Evil, Suffering, and A Loving God

The theme of our November conversation will be one about these irreconcilable things that people of faith struggle with all the time. For me, there is no one who has addressed the dilemma more clearly (even if he offers absolutely no satisfactory answer) than Frederick Buechner. From his little book Wishful Thinking:


God is all powerful.
God is all good.
Terrible things happen

You can reconcile any two of these propositions with each other, but you can’t reconcile all three. The problem of evil is perhaps the greatest single problem for religious faith.

There are numerous theological and philosophical attempts to solve it, but when it comes down to the reality of evil itself, they are none of them worth very much. When a child is raped and tortured, the parents are not apt to take much comfort from the explanation (better than most) that since God wants us to love him, we must be free to love and thus to rape and murder a child if we take a notion to.

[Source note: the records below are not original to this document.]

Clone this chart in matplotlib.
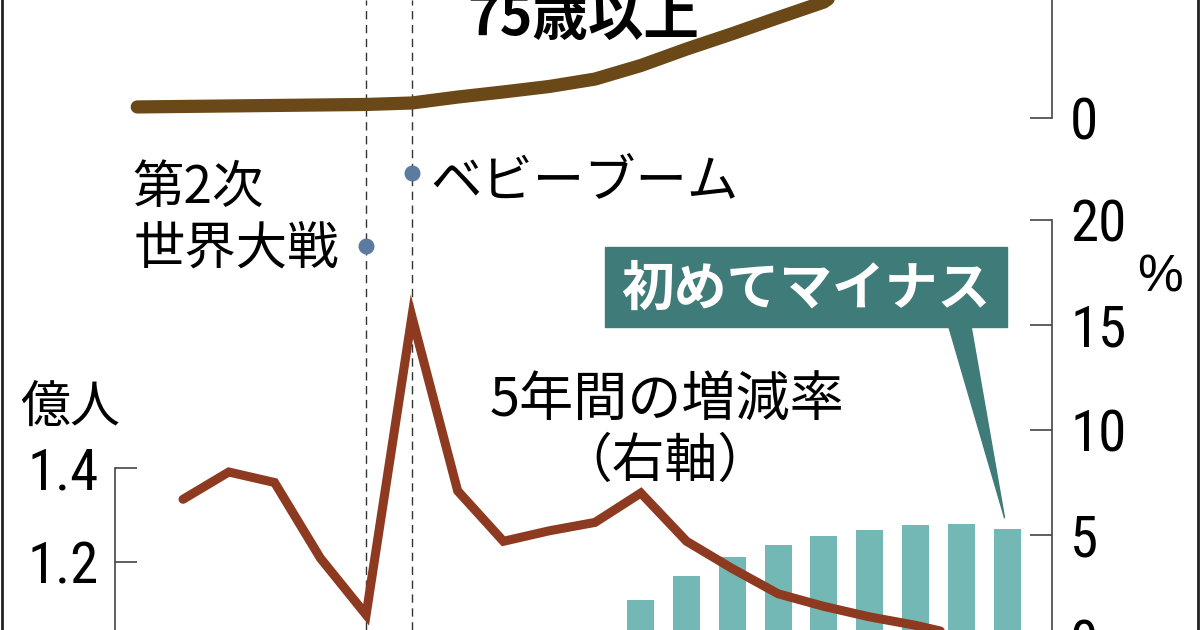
import matplotlib
matplotlib.use("Agg")
import matplotlib.pyplot as plt
from matplotlib.patches import Rectangle
from matplotlib.lines import Line2D

plt.rcParams['font.family'] = ['Noto Sans CJK JP', 'DejaVu Sans']
NUM_FONT = ['Roboto Condensed', 'DejaVu Sans']

# --- data ---
# 5-year population change rate (%), right axis
years_rate = [1925, 1930, 1935, 1940, 1945, 1950, 1955, 1960, 1965, 1970,
              1975, 1980, 1985, 1990, 1995, 2000, 2005, 2010, 2015]
rate_5y = [6.7, 8.0, 7.5, 3.9, 1.2, 15.4, 7.1, 4.7, 5.2, 5.6,
           7.0, 4.7, 3.4, 2.2, 1.6, 1.1, 0.7, 0.2, -0.8]

# total population (100 million), left axis - bars
years_pop = [1975, 1980, 1985, 1990, 1995, 2000, 2005, 2010, 2015]
population = [1.119, 1.171, 1.210, 1.236, 1.256, 1.269, 1.278, 1.281, 1.271]

# population aged 75+ (10 thousand), upper panel
years_75 = [1920, 1925, 1930, 1935, 1940, 1945, 1950, 1955, 1960, 1965,
            1970, 1975, 1980, 1985, 1990, 1995, 2000, 2005, 2010, 2015]
pop_75 = [67, 70, 73, 76, 79, 82, 91, 127, 158, 191,
          236, 318, 418, 511, 608, 703, 900, 1160, 1420, 1630]

pop_ticks = [1.0, 1.2, 1.4]
pop_labels = ["1.0", "1.2", "1.4"]
rate_ticks = [0, 5, 10, 15, 20]
upper_ticks = [0]

event_years = [1945, 1950]

# colours
RATE_C = "#8e3a20"
OLD_C = "#6b4818"
BAR_C = "#74b8b6"
CALLOUT_C = "#3f7b78"
DOT_C = "#5b7ba0"
AX_C = "#444444"

# --- layout (pixels of the 1200x630 canvas) ---
W, H = 1200, 630
L_PX, R_PX = 115, 1052
PX_PER_YEAR = 9.156
YEAR_REF, XPX_REF = 1925, 183


def fx(px):
    return px / W


def fy(py):
    return 1 - py / H


def rect(top_px, bot_px):
    return [fx(L_PX), fy(bot_px), (R_PX - L_PX) / W, (bot_px - top_px) / H]


def lims(top_px, bot_px, v_ref, px_ref, px_per_unit):
    return (v_ref - (bot_px - px_ref) / px_per_unit,
            v_ref + (px_ref - top_px) / px_per_unit)


xlim = (YEAR_REF + (L_PX - XPX_REF) / PX_PER_YEAR,
        YEAR_REF + (R_PX - XPX_REF) / PX_PER_YEAR)

fig = plt.figure(figsize=(12, 6.3), dpi=100)

# background axes: event guide lines and dots
ax_bg = fig.add_axes([fx(L_PX), 0, (R_PX - L_PX) / W, 1])
ax_bg.set_xlim(xlim)
ax_bg.set_ylim(H, 0)
ax_bg.axis("off")
for yr in event_years:
    ax_bg.axvline(yr, color="#333333", lw=1, dashes=(6, 4))
ax_bg.plot([event_years[0]], [246], "o", ms=10.5, color=DOT_C)
ax_bg.plot([event_years[1]], [173], "o", ms=10.5, color=DOT_C)

# upper panel: 75+ population
ax_up = fig.add_axes(rect(-60, 140))
ax_up.set_facecolor("none")
ax_up.set_xlim(xlim)
ax_up.set_ylim(lims(-60, 140, 0, 118, 0.165))
ax_up.plot(years_75, pop_75, color=OLD_C, lw=9.5, solid_capstyle="round",
           solid_joinstyle="round")
for s in ["left", "top", "bottom"]:
    ax_up.spines[s].set_visible(False)
ax_up.spines["right"].set_bounds(0, ax_up.get_ylim()[1])
ax_up.spines["right"].set_color(AX_C)
ax_up.spines["right"].set_linewidth(1.2)
ax_up.yaxis.tick_right()
ax_up.set_yticks(upper_ticks, labels=[str(t) for t in upper_ticks],
                 fontfamily=NUM_FONT, fontsize=41)
ax_up.tick_params(axis="y", direction="in", length=16, width=1.2,
                  color=AX_C, pad=13)
ax_up.set_xticks([])

# lower panel: population bars (left) and change rate (right)
ax_pop = fig.add_axes(rect(220, 700))
ax_pop.set_facecolor("none")
ax_pop.set_xlim(xlim)
ax_pop.set_ylim(lims(220, 700, 1.4, 468, 470))
ax_pop.bar(years_pop, population, width=2.95, color=BAR_C)
for s in ["right", "top", "bottom"]:
    ax_pop.spines[s].set_visible(False)
ax_pop.spines["left"].set_bounds(ax_pop.get_ylim()[0], 1.4)
ax_pop.spines["left"].set_color(AX_C)
ax_pop.spines["left"].set_linewidth(1.2)
ax_pop.set_yticks(pop_ticks, labels=pop_labels, fontfamily=NUM_FONT, fontsize=41)
ax_pop.tick_params(axis="y", direction="in", length=16, width=1.2,
                   color=AX_C, pad=12)
ax_pop.set_xticks([])

ax_rate = ax_pop.twinx()
ax_rate.set_xlim(xlim)
ax_rate.set_ylim(lims(220, 700, 20, 220, 21))
ax_rate.plot(years_rate, rate_5y, color=RATE_C, lw=6.5, solid_capstyle="round",
             solid_joinstyle="miter")
for s in ["left", "top", "bottom"]:
    ax_rate.spines[s].set_visible(False)
ax_rate.spines["right"].set_bounds(ax_rate.get_ylim()[0], 20)
ax_rate.spines["right"].set_color(AX_C)
ax_rate.spines["right"].set_linewidth(1.2)
ax_rate.set_yticks(rate_ticks, labels=[str(t) for t in rate_ticks],
                   fontfamily=NUM_FONT, fontsize=41)
ax_rate.tick_params(axis="y", direction="in", length=16, width=1.2,
                    color=AX_C, pad=13)
ax_rate.set_xticks([])

# callout pointing to the 2015 bar
ax_pop.annotate("", xy=(years_pop[-1], population[-1]), xycoords="data",
                xytext=(959, H - 322), textcoords="figure pixels",
                arrowprops=dict(arrowstyle="wedge,tail_width=1.6,shrink_factor=0.5",
                                color=CALLOUT_C, shrinkA=0, shrinkB=8,
                                mutation_scale=10))
fig.add_artist(Rectangle((fx(605), fy(327)), 402 / W, 80 / H,
                         transform=fig.transFigure, color=CALLOUT_C, zorder=5))
fig.text(fx(806), fy(305), "初めてマイナス", color="white", fontsize=38,
         fontweight="bold", ha="center", va="baseline", zorder=6)

# labels
fig.text(fx(467), fy(35), "75歳以上", fontsize=40, fontweight="bold",
         ha="left", va="baseline")
fig.text(fx(132), fy(203), "第2次", fontsize=37, ha="left", va="baseline")
fig.text(fx(134), fy(264), "世界大戦", fontsize=37, ha="left", va="baseline")
fig.text(fx(430), fy(196), "ベビーブーム", fontsize=37, ha="left", va="baseline")
fig.text(fx(667), fy(416), "5年間の増減率", fontsize=39, ha="center", va="baseline")
fig.text(fx(665), fy(477), "（右軸）", fontsize=38, ha="center", va="baseline")
fig.text(fx(20), fy(422), "億人", fontsize=36, ha="left", va="baseline")
fig.text(fx(1137), fy(292), "%", fontsize=37,
         fontfamily=['Liberation Sans', 'DejaVu Sans'], ha="left", va="baseline")

# frame edges
for xp in [1.5, 1197.5]:
    fig.add_artist(Line2D([fx(xp), fx(xp)], [0, 1], transform=fig.transFigure,
                          color="#222222", lw=2))

fig.savefig("out.png", dpi=100)
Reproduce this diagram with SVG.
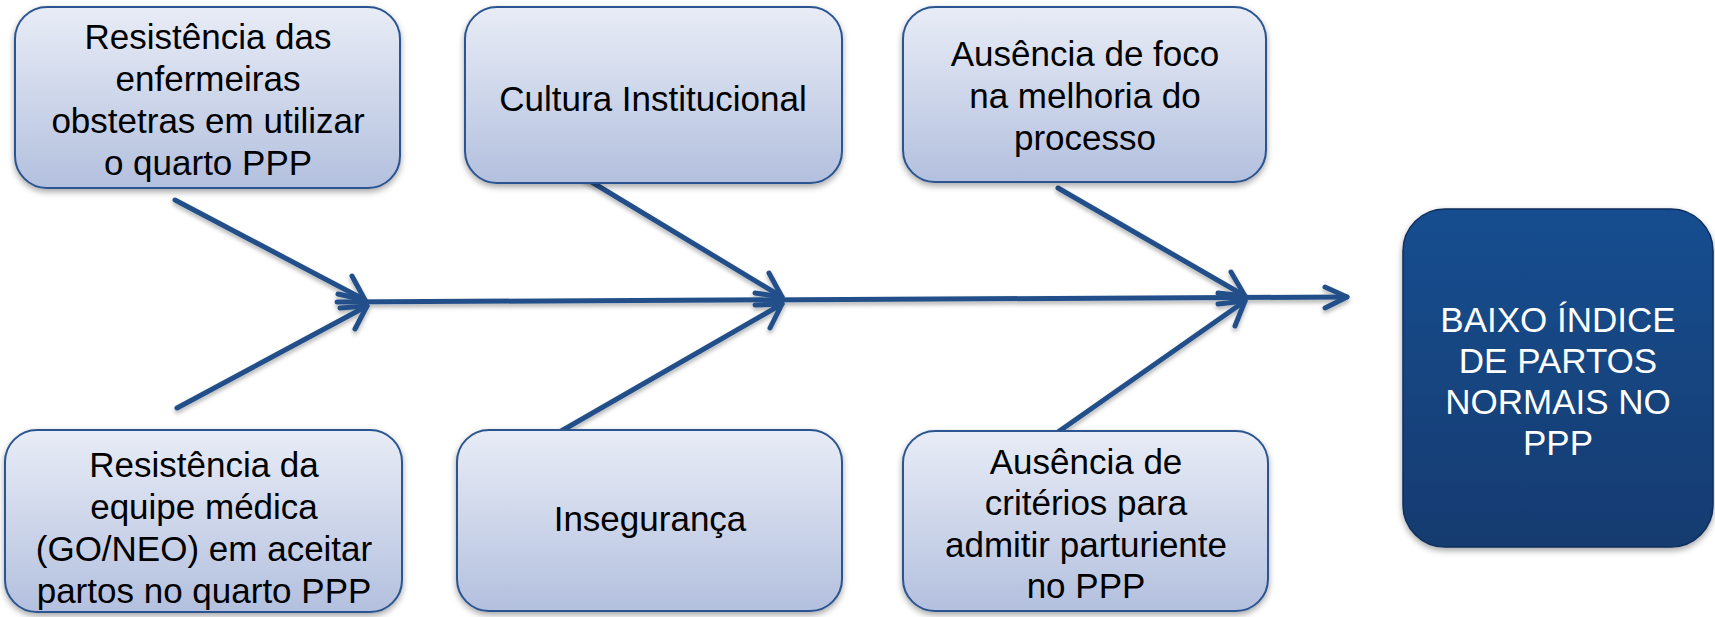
<svg xmlns="http://www.w3.org/2000/svg" width="1715" height="617" viewBox="0 0 1715 617">
<style>
.box{fill:url(#lg);stroke:#2b5490;stroke-width:2;filter:url(#sh)}
.t{font-family:"Liberation Sans",Arial,sans-serif;font-size:35px;fill:#000;text-anchor:middle}
.tw{font-family:"Liberation Sans",Arial,sans-serif;font-size:35px;fill:#fff;text-anchor:middle}
.ln{stroke:#22508a;stroke-width:5;fill:none;stroke-linecap:round;stroke-linejoin:round}
</style>
<defs>
<linearGradient id="lg" x1="0" y1="0" x2="0" y2="1">
<stop offset="0" stop-color="#e8ecf6"/>
<stop offset="1" stop-color="#b3c0de"/>
</linearGradient>
<linearGradient id="dg" x1="0" y1="0" x2="0" y2="1">
<stop offset="0" stop-color="#174e90"/>
<stop offset="1" stop-color="#133b70"/>
</linearGradient>
<filter id="sh" x="-10%" y="-10%" width="120%" height="125%">
<feDropShadow dx="0" dy="3" stdDeviation="3" flood-color="#000" flood-opacity="0.35"/>
</filter>
<filter id="lsh" x="-10%" y="-50%" width="120%" height="200%">
<feDropShadow dx="0" dy="3" stdDeviation="2" flood-color="#000" flood-opacity="0.3"/>
</filter>
</defs>

<g id="connectors" filter="url(#lsh)">
<path class="ln" d="M337 302 L1347 297"/>
<path class="ln" d="M1325 287 L1347 297 L1325 308"/>
<path class="ln" d="M175 200 L365 300"/>
<path class="ln" d="M338 294 L365 300 L352 276"/>
<path class="ln" d="M177 408 L367 306"/>
<path class="ln" d="M355 329 L367 306 L340 308"/>
<path class="ln" d="M585 178 L782 297"/>
<path class="ln" d="M755 293 L782 297 L769 273"/>
<path class="ln" d="M556 434 L782 304"/>
<path class="ln" d="M770 328 L782 304 L755 305"/>
<path class="ln" d="M1058 188 L1245 296"/>
<path class="ln" d="M1218 293 L1245 296 L1231 272"/>
<path class="ln" d="M1058 432 L1245 301"/>
<path class="ln" d="M1235 326 L1245 301 L1218 304"/>
</g>

<g id="n1">
<rect class="box" x="15" y="7" width="385" height="181" rx="32"/>
<text class="t" x="208" y="49">Resistência das</text>
<text class="t" x="208" y="91">enfermeiras</text>
<text class="t" x="208" y="133">obstetras em utilizar</text>
<text class="t" x="208" y="175">o quarto PPP</text>
</g>
<g id="n2">
<rect class="box" x="465" y="7" width="377" height="176" rx="32"/>
<text class="t" x="653" y="111">Cultura Institucional</text>
</g>
<g id="n3">
<rect class="box" x="903" y="7" width="363" height="175" rx="32"/>
<text class="t" x="1085" y="66">Ausência de foco</text>
<text class="t" x="1085" y="108">na melhoria do</text>
<text class="t" x="1085" y="150">processo</text>
</g>
<g id="n4">
<rect class="box" x="5" y="430" width="397" height="182" rx="32"/>
<text class="t" x="204" y="477">Resistência da</text>
<text class="t" x="204" y="519">equipe médica</text>
<text class="t" x="204" y="561">(GO/NEO) em aceitar</text>
<text class="t" x="204" y="603">partos no quarto PPP</text>
</g>
<g id="n5">
<rect class="box" x="457" y="430" width="385" height="181" rx="32"/>
<text class="t" x="650" y="531">Insegurança</text>
</g>
<g id="n6">
<rect class="box" x="903" y="431" width="365" height="180" rx="32"/>
<text class="t" x="1086" y="474">Ausência de</text>
<text class="t" x="1086" y="515">critérios para</text>
<text class="t" x="1086" y="557">admitir parturiente</text>
<text class="t" x="1086" y="598">no PPP</text>
</g>
<g id="n7">
<rect x="1403" y="209" width="310" height="338" rx="42" fill="url(#dg)" stroke="#0f2f5c" stroke-width="1.5" filter="url(#sh)"/>
<text class="tw" x="1558" y="332">BAIXO ÍNDICE</text>
<text class="tw" x="1558" y="373">DE PARTOS</text>
<text class="tw" x="1558" y="414">NORMAIS NO</text>
<text class="tw" x="1558" y="455">PPP</text>
</g>
</svg>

Christian Science solves the problem of evil by saying that it does not exist except as an illusion of mortal mind. Buddhism solves in terms of reincarnation and an inexorable law of cause and effect whereby the raped child is merely reaping the consequences of evil deeds it committed in another life.

Christianity, on the other hand, ultimately offers no theoretical solution at all. It merely points to the cross and says that, practically speaking, there is no evil so dark and so obscene – not even this – but that God can turn it to good.


1 comment:

Unknown said...

Popular or mainstream Christianity does however give us Satan to blame for evil. Currently my thoughts on this run to the question of how is this called monotheism if there are many powerful beings running around as opposed to a single all powerful creator.

I also think that Satan appears more often in extra biblical sources than in the Bible itself. So then I ask another question, does society need "Satan" to exist? So that when we are weak, we can blame someone other than ourselves? Remember Flip Wilson and "the devil made me do it"?